The $65M bill. After reading Datadog’s earnings call, Turner Novak speculated that Coinbase had a $65M Datadog bill in 2021. Gergely Orosz followed up on this speculation to see if it was true and get the back story, which you can read here. The piece is fascinating. Orosz compiles a lot of insights from first-hand conversations with Coinbase engineers on the tech stack they were using, the problems they were trying to solve, and why they made the decisions they made. One key takeaway for me was the stickiness of well-made, utility-like software. From the piece: “I asked an engineer at Coinbase who used the in-house stack and Datadog how they felt about the decision to stay on Datadog. They said it was ultimately the right decision, considering the reasonable costs, and the superior Datadog development experience.”

HOW TO STARTUP

Ice cold M&A. The M&A market is ice cold, so Hunter Walk has a recommendation: announce you’re for sale. In previous markets, an acquihire may have been a reasonably likely outcome. In this market, when most companies are laying off hundreds if not thousands of employees, the chance that they will spend capital to bring new employees on board is essentially zero. Here’s Walk’s case for his counterintuitive strategy: “Put together a great post or deck about the situation, quality of the team, what they know how to do better than anybody else, and why they’ve had trouble raising additional capital. Let potential acquirers find you (who knows you might even end up with some funding offers). It’s sort of a litmus test — if you can’t make the argument convincingly in public I’m suspect you’re going to somehow magically figure it out in a quiet, closed door process. Not in today’s market conditions.”

Hiring too senior. Gokul Rajaram offered up some great advice this past week: don’t “over-hire” a senior leader. A consistent mistake he sees early stage companies make is hiring a VP, who is excellent at running a team of 20, to run a team of 2. The VP won’t be able to execute at the ground level and get their hands dirty like they need to.

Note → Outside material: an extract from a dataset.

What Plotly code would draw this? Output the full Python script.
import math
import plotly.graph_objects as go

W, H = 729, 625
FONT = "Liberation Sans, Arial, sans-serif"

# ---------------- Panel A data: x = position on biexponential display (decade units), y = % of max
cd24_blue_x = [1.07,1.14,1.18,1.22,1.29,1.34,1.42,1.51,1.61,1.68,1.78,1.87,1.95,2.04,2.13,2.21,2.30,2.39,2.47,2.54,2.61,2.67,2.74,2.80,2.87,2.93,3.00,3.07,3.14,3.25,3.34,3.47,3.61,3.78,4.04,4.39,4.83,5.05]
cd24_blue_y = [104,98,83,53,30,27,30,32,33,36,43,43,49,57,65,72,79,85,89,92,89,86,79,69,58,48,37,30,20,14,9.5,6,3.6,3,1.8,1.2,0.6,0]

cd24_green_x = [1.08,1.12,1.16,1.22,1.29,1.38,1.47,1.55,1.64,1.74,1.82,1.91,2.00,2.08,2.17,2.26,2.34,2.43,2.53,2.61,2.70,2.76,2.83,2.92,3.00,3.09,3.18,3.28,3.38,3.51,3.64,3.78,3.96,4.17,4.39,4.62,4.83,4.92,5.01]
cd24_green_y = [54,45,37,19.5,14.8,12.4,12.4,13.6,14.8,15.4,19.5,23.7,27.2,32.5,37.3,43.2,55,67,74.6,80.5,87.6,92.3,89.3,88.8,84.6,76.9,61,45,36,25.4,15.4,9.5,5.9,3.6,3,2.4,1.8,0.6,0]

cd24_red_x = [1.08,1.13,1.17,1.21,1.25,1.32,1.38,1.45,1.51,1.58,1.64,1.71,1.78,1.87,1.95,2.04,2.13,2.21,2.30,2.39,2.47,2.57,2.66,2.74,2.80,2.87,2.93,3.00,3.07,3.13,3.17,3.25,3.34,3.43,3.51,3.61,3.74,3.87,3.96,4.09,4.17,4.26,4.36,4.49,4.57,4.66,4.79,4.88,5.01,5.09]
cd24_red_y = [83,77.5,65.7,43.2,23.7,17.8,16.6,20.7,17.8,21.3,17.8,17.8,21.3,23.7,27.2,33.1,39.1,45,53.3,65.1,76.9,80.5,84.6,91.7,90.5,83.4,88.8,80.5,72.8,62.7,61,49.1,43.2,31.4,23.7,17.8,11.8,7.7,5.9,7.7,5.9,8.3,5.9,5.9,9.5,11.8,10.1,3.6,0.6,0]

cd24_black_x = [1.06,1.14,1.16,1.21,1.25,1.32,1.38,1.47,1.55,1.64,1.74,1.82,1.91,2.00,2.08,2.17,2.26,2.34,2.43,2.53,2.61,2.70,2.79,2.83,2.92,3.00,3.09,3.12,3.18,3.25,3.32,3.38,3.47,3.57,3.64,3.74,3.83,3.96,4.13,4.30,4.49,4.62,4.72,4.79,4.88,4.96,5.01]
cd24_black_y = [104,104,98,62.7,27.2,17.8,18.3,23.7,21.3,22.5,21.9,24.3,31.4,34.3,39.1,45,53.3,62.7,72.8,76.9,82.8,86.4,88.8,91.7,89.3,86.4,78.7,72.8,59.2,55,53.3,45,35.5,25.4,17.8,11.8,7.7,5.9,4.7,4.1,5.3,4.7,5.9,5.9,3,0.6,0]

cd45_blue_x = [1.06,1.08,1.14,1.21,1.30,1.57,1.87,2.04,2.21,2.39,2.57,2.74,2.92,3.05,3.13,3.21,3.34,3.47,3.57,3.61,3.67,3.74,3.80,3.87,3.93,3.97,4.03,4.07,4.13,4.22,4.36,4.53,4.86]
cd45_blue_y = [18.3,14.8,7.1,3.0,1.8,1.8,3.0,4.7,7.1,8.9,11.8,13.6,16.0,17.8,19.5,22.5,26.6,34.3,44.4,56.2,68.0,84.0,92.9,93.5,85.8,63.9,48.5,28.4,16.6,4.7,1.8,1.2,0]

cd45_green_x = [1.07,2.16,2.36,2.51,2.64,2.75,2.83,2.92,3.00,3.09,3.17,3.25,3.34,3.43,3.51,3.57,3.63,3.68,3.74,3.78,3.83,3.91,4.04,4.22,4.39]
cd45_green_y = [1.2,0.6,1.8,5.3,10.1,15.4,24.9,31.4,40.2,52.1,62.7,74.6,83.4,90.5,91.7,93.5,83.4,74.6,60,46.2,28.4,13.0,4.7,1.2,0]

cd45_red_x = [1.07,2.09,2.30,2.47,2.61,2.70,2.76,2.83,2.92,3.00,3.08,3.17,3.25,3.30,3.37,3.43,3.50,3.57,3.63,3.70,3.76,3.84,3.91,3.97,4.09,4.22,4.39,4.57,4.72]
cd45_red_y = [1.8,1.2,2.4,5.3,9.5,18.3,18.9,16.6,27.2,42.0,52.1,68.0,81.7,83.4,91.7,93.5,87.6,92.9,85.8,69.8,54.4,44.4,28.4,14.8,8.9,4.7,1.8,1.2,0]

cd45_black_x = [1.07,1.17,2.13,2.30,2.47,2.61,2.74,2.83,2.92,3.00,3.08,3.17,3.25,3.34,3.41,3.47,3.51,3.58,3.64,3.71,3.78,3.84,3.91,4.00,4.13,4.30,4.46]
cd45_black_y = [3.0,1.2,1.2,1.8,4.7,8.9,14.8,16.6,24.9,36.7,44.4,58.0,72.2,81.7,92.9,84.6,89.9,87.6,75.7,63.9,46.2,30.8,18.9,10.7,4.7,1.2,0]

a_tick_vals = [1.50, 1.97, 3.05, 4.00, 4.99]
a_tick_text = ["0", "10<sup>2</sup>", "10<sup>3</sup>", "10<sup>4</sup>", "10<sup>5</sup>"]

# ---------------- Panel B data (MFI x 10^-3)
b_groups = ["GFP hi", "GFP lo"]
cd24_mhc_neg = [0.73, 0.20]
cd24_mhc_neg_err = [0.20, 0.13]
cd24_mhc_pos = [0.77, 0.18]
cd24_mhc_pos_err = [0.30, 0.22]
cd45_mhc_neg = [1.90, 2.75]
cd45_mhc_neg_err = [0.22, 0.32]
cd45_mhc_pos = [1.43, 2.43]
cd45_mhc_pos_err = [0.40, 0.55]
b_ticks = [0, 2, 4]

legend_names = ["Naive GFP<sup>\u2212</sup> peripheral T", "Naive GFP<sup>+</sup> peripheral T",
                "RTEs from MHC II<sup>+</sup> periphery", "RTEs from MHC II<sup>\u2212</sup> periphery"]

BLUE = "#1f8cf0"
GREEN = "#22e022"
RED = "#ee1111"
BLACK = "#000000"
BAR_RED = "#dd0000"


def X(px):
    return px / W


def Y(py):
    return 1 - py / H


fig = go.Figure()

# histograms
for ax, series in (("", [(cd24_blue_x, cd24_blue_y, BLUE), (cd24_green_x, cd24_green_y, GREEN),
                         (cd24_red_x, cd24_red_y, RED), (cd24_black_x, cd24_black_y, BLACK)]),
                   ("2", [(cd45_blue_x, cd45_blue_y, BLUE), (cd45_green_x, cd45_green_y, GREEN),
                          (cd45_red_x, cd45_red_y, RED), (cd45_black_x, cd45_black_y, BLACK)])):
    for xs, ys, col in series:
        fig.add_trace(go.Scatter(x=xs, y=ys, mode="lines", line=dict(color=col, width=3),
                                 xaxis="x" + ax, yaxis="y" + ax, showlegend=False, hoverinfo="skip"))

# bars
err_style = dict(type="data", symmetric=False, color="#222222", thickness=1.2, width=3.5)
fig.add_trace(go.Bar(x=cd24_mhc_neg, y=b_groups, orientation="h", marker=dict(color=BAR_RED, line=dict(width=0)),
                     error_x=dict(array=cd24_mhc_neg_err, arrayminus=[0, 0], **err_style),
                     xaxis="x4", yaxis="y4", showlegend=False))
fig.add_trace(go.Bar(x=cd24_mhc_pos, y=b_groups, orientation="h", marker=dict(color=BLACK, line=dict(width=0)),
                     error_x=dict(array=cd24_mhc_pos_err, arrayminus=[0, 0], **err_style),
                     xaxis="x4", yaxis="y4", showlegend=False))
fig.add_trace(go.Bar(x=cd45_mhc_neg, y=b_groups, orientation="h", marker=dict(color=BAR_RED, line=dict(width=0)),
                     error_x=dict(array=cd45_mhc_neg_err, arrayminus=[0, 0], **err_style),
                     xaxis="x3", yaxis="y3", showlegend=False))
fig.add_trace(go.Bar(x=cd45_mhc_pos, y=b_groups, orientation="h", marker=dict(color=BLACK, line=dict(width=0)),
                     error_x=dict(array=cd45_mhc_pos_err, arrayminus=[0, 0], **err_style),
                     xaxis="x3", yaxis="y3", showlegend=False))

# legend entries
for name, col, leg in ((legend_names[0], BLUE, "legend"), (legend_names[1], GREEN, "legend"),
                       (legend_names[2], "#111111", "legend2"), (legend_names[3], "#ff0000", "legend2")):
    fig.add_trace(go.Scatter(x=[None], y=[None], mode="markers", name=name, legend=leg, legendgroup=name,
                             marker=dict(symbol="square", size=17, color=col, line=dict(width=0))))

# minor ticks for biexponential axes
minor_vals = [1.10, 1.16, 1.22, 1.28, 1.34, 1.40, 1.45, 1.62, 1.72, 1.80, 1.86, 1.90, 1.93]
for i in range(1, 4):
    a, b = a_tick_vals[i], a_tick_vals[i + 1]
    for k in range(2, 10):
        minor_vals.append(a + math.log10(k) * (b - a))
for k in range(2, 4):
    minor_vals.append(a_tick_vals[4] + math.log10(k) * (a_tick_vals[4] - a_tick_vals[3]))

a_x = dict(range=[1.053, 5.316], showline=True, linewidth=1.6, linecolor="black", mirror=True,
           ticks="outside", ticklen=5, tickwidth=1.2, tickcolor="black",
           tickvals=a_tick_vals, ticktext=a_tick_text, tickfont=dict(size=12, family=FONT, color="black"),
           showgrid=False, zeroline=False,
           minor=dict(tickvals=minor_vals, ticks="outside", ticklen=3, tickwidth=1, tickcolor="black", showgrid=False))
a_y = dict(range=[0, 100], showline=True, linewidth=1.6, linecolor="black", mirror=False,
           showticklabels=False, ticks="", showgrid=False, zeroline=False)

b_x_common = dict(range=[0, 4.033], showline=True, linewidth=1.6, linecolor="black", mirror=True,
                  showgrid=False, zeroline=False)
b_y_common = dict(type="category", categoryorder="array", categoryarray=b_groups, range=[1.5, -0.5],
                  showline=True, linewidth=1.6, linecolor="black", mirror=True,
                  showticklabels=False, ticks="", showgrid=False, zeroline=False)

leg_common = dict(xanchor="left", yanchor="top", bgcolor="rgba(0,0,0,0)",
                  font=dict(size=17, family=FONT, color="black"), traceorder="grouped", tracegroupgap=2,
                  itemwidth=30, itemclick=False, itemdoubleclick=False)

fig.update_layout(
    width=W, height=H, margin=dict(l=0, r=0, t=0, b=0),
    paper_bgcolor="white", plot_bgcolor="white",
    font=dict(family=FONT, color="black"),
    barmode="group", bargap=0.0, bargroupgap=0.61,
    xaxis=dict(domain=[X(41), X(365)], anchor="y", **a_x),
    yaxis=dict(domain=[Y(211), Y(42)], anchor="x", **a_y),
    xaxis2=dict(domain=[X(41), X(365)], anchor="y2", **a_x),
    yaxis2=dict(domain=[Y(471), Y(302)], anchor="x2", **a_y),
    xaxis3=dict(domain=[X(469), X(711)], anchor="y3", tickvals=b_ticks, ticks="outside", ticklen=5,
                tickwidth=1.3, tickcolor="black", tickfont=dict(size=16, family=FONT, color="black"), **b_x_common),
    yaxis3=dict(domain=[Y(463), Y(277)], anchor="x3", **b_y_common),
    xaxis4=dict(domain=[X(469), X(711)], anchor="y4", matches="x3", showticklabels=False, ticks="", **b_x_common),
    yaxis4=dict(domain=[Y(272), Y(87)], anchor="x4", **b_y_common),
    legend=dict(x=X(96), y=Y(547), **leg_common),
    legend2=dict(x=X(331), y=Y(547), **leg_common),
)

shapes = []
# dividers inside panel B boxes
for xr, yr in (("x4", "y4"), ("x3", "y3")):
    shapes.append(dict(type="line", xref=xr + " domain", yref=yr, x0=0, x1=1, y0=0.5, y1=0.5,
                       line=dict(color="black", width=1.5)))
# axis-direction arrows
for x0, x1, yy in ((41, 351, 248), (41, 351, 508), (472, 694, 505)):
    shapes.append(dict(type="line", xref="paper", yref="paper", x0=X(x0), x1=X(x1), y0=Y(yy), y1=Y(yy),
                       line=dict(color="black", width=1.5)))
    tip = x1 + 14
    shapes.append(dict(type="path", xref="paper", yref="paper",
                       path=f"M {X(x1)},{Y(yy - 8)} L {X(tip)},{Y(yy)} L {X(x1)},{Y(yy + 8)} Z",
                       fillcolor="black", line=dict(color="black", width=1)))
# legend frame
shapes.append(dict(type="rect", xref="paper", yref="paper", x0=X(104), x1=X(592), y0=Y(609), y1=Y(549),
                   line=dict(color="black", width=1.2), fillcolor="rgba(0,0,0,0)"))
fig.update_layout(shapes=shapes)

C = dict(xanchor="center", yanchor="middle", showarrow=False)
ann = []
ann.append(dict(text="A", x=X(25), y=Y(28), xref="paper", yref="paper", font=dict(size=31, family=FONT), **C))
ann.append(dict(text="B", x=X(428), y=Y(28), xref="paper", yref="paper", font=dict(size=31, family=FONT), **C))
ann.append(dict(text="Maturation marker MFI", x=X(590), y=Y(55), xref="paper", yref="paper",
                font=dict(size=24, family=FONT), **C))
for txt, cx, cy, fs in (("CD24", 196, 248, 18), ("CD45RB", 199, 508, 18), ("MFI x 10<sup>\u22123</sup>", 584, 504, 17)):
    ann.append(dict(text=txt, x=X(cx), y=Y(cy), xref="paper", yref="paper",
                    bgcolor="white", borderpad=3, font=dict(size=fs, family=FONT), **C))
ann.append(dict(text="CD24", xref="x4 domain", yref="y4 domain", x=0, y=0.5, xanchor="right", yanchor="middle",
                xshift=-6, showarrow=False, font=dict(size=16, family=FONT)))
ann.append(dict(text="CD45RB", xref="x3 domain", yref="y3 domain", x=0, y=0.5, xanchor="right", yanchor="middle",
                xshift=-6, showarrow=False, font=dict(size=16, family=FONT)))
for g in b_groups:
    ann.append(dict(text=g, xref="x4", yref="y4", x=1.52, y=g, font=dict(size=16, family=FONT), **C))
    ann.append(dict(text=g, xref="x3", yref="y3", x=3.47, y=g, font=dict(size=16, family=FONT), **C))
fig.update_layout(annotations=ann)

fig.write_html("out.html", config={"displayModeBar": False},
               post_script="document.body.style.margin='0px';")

His advice: “I believe in the maxim that you hire leaders for the next 18 months, not the next 5 years. So, founders should start by hiring front line managers, then think of promoting them to manage managers in a few quarters as the team grows.”

HOW TO VENTURE

Down 50%. The seed and series A markets are down, way down. Median seed rounds are more or less flat at $2.3M. The median series A round is now $12M, down $2M from 2022. These numbers hide the extent of the slowdown, however. Total series A investment in the US in Q1’22 was $11.4B. In Q1’23, total series A investment in the US was just $5.7B. Down 50%. Suggesting the number of deals getting done is down around 50% as well.